== PROBLEM ==
Restate each line of the listing exactly, without carrying over any pictures.
------------------------------------------------
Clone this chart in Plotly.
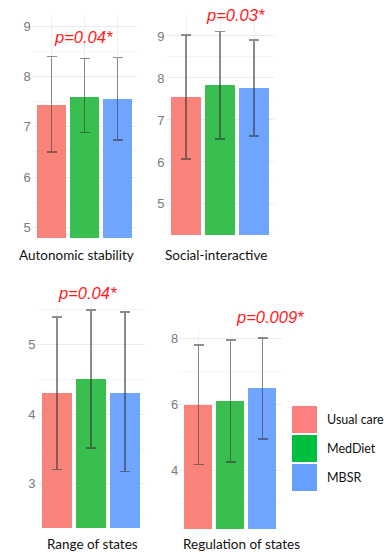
import plotly.graph_objects as go

W, H = 386, 552

groups = ["Usual care", "MedDiet", "MBSR"]
outcomes = ["Autonomic stability", "Social-interactive", "Range of states", "Regulation of states"]
p_values = ["p=0.04*", "p=0.03*", "p=0.04*", "p=0.009*"]

means_autonomic = [7.44, 7.60, 7.56]
upper_autonomic = [8.39, 8.35, 8.37]
lower_autonomic = [6.50, 6.88, 6.74]

means_social = [7.55, 7.83, 7.76]
upper_social = [9.02, 9.10, 8.90]
lower_social = [6.07, 6.55, 6.62]

means_range = [4.30, 4.50, 4.30]
upper_range = [5.40, 5.50, 5.47]
lower_range = [3.20, 3.51, 3.17]

means_regulation = [6.00, 6.12, 6.50]
upper_regulation = [7.82, 7.97, 8.03]
lower_regulation = [4.20, 4.27, 4.97]

tick_autonomic = [5, 6, 7, 8, 9]
tick_social = [5, 6, 7, 8, 9]
tick_range = [3, 4, 5]
tick_regulation = [4, 6, 8]

bar_colors = ["#F8837B", "#39BE50", "#70A5FF"]
legend_colors = ["#FF7F7F", "#00BF3F", "#66A0FF"]

panels = [
    dict(means=means_autonomic, up=upper_autonomic, lo=lower_autonomic, ticks=tick_autonomic,
         xpx=(31.7, 137.3), ypx=(15, 238), yr=(4.79, 9.22), minor=0.5,
         ppos=(83, 37), lab=(76, 255)),
    dict(means=means_social, up=upper_social, lo=lower_social, ticks=tick_social,
         xpx=(165.6, 274.4), ypx=(15, 235), yr=(4.26, 9.5), minor=0.5,
         ppos=(235, 15), lab=(216, 255)),
    dict(means=means_range, up=upper_range, lo=lower_range, ticks=tick_range,
         xpx=(36.6, 145.4), ypx=(305, 528), yr=(2.36, 5.57), minor=0.5,
         ppos=(87, 293), lab=(92, 544)),
    dict(means=means_regulation, up=upper_regulation, lo=lower_regulation, ticks=tick_regulation,
         xpx=(179.3, 281.7), ypx=(330, 529), yr=(2.24, 8.27), minor=1,
         ppos=(270, 317), lab=(241, 544)),
]

fig = go.Figure()
annotations = []
shapes = []

for i, p in enumerate(panels):
    k = "" if i == 0 else str(i + 1)
    xa, ya = "x" + k, "y" + k
    for j, g in enumerate(groups):
        fig.add_trace(go.Bar(
            x=[j], y=[p["means"][j]], xaxis=xa, yaxis=ya,
            width=0.88, marker=dict(color=bar_colors[j], line=dict(width=0)),
            error_y=dict(type="data", symmetric=False,
                         array=[p["up"][j] - p["means"][j]],
                         arrayminus=[p["means"][j] - p["lo"][j]],
                         color="rgba(50,50,50,0.55)", thickness=1.4, width=5),
            showlegend=False, name=g, hoverinfo="skip",
        ))
    x0, x1 = p["xpx"]
    y0, y1 = p["ypx"]
    fig.layout["xaxis" + k] = dict(
        domain=[x0 / W, x1 / W], range=[-0.6, 2.6], anchor=ya,
        showticklabels=False, showgrid=True, gridcolor="#f0f0f0", gridwidth=1,
        tickvals=[0, 1, 2], zeroline=False, showline=False, ticks="",
    )
    fig.layout["yaxis" + k] = dict(
        domain=[1 - y1 / H, 1 - y0 / H], range=list(p["yr"]), anchor=xa,
        tickvals=p["ticks"], showgrid=True, gridcolor="#ebebeb", gridwidth=1,
        minor=dict(dtick=p["minor"], showgrid=True, gridcolor="#f5f5f5"),
        zeroline=False, showline=False, ticks="",
        tickfont=dict(family="Liberation Sans, Arial", size=13, color="#7a7a7a"),
    )
    annotations.append(dict(
        x=p["ppos"][0] / W, y=1 - p["ppos"][1] / H, xref="paper", yref="paper",
        text="<i>" + p_values[i] + "</i>", showarrow=False,
        font=dict(family="Liberation Sans, Arial", size=16.5, color="#FF1A1A"),
        xanchor="center", yanchor="middle",
    ))
    annotations.append(dict(
        x=p["lab"][0] / W, y=1 - p["lab"][1] / H, xref="paper", yref="paper",
        text=outcomes[i], showarrow=False,
        font=dict(family="Lato, Open Sans", size=13.5, color="#111111"),
        xanchor="center", yanchor="middle",
    ))

# legend drawn manually
leg_y = [406, 435, 464]
for j, g in enumerate(groups):
    shapes.append(dict(type="rect", xref="paper", yref="paper",
                       x0=292 / W, x1=317 / W,
                       y0=1 - (leg_y[j] + 27) / H, y1=1 - leg_y[j] / H,
                       fillcolor=legend_colors[j], line=dict(width=0)))
    annotations.append(dict(
        x=325 / W, y=1 - (leg_y[j] + 13.5) / H, xref="paper", yref="paper",
        text=g, showarrow=False, xanchor="left", yanchor="middle",
        font=dict(family="Lato, Open Sans", size=12.5, color="#111111"),
    ))

fig.update_layout(
    width=W, height=H, margin=dict(l=0, r=0, t=0, b=0),
    paper_bgcolor="white", plot_bgcolor="white",
    annotations=annotations, shapes=shapes, bargap=0,
)

fig.write_html("out.html", config={"displayModeBar": False},
               post_script="document.body.style.margin='0';document.body.style.overflow='hidden';")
------------------------------------------------
== RESULT OF THIS TASK ==
Clone this chart in Plotly.
import plotly.graph_objects as go

W, H = 386, 552

groups = ["Usual care", "MedDiet", "MBSR"]
outcomes = ["Autonomic stability", "Social-interactive", "Range of states", "Regulation of states"]
p_values = ["p=0.04*", "p=0.03*", "p=0.04*", "p=0.009*"]

means_autonomic = [7.44, 7.60, 7.56]
upper_autonomic = [8.39, 8.35, 8.37]
lower_autonomic = [6.50, 6.88, 6.74]

means_social = [7.55, 7.83, 7.76]
upper_social = [9.02, 9.10, 8.90]
lower_social = [6.07, 6.55, 6.62]

means_range = [4.30, 4.50, 4.30]
upper_range = [5.40, 5.50, 5.47]
lower_range = [3.20, 3.51, 3.17]

means_regulation = [6.00, 6.12, 6.50]
upper_regulation = [7.82, 7.97, 8.03]
lower_regulation = [4.20, 4.27, 4.97]

tick_autonomic = [5, 6, 7, 8, 9]
tick_social = [5, 6, 7, 8, 9]
tick_range = [3, 4, 5]
tick_regulation = [4, 6, 8]

bar_colors = ["#F8837B", "#39BE50", "#70A5FF"]
legend_colors = ["#FF7F7F", "#00BF3F", "#66A0FF"]

panels = [
    dict(means=means_autonomic, up=upper_autonomic, lo=lower_autonomic, ticks=tick_autonomic,
         xpx=(31.7, 137.3), ypx=(15, 238), yr=(4.79, 9.22), minor=0.5,
         ppos=(83, 37), lab=(76, 255)),
    dict(means=means_social, up=upper_social, lo=lower_social, ticks=tick_social,
         xpx=(165.6, 274.4), ypx=(15, 235), yr=(4.26, 9.5), minor=0.5,
         ppos=(235, 15), lab=(216, 255)),
    dict(means=means_range, up=upper_range, lo=lower_range, ticks=tick_range,
         xpx=(36.6, 145.4), ypx=(305, 528), yr=(2.36, 5.57), minor=0.5,
         ppos=(87, 293), lab=(92, 544)),
    dict(means=means_regulation, up=upper_regulation, lo=lower_regulation, ticks=tick_regulation,
         xpx=(179.3, 281.7), ypx=(330, 529), yr=(2.24, 8.27), minor=1,
         ppos=(270, 317), lab=(241, 544)),
]

fig = go.Figure()
annotations = []
shapes = []

for i, p in enumerate(panels):
    k = "" if i == 0 else str(i + 1)
    xa, ya = "x" + k, "y" + k
    for j, g in enumerate(groups):
        fig.add_trace(go.Bar(
            x=[j], y=[p["means"][j]], xaxis=xa, yaxis=ya,
            width=0.88, marker=dict(color=bar_colors[j], line=dict(width=0)),
            error_y=dict(type="data", symmetric=False,
                         array=[p["up"][j] - p["means"][j]],
                         arrayminus=[p["means"][j] - p["lo"][j]],
                         color="rgba(50,50,50,0.55)", thickness=1.4, width=5),
            showlegend=False, name=g, hoverinfo="skip",
        ))
    x0, x1 = p["xpx"]
    y0, y1 = p["ypx"]
    fig.layout["xaxis" + k] = dict(
        domain=[x0 / W, x1 / W], range=[-0.6, 2.6], anchor=ya,
        showticklabels=False, showgrid=True, gridcolor="#f0f0f0", gridwidth=1,
        tickvals=[0, 1, 2], zeroline=False, showline=False, ticks="",
    )
    fig.layout["yaxis" + k] = dict(
        domain=[1 - y1 / H, 1 - y0 / H], range=list(p["yr"]), anchor=xa,
        tickvals=p["ticks"], showgrid=True, gridcolor="#ebebeb", gridwidth=1,
        minor=dict(dtick=p["minor"], showgrid=True, gridcolor="#f5f5f5"),
        zeroline=False, showline=False, ticks="",
        tickfont=dict(family="Liberation Sans, Arial", size=13, color="#7a7a7a"),
    )
    annotations.append(dict(
        x=p["ppos"][0] / W, y=1 - p["ppos"][1] / H, xref="paper", yref="paper",
        text="<i>" + p_values[i] + "</i>", showarrow=False,
        font=dict(family="Liberation Sans, Arial", size=16.5, color="#FF1A1A"),
        xanchor="center", yanchor="middle",
    ))
    annotations.append(dict(
        x=p["lab"][0] / W, y=1 - p["lab"][1] / H, xref="paper", yref="paper",
        text=outcomes[i], showarrow=False,
        font=dict(family="Lato, Open Sans", size=13.5, color="#111111"),
        xanchor="center", yanchor="middle",
    ))

# legend drawn manually
leg_y = [406, 435, 464]
for j, g in enumerate(groups):
    shapes.append(dict(type="rect", xref="paper", yref="paper",
                       x0=292 / W, x1=317 / W,
                       y0=1 - (leg_y[j] + 27) / H, y1=1 - leg_y[j] / H,
                       fillcolor=legend_colors[j], line=dict(width=0)))
    annotations.append(dict(
        x=325 / W, y=1 - (leg_y[j] + 13.5) / H, xref="paper", yref="paper",
        text=g, showarrow=False, xanchor="left", yanchor="middle",
        font=dict(family="Lato, Open Sans", size=12.5, color="#111111"),
    ))

fig.update_layout(
    width=W, height=H, margin=dict(l=0, r=0, t=0, b=0),
    paper_bgcolor="white", plot_bgcolor="white",
    annotations=annotations, shapes=shapes, bargap=0,
)

fig.write_html("out.html", config={"displayModeBar": False},
               post_script="document.body.style.margin='0';document.body.style.overflow='hidden';")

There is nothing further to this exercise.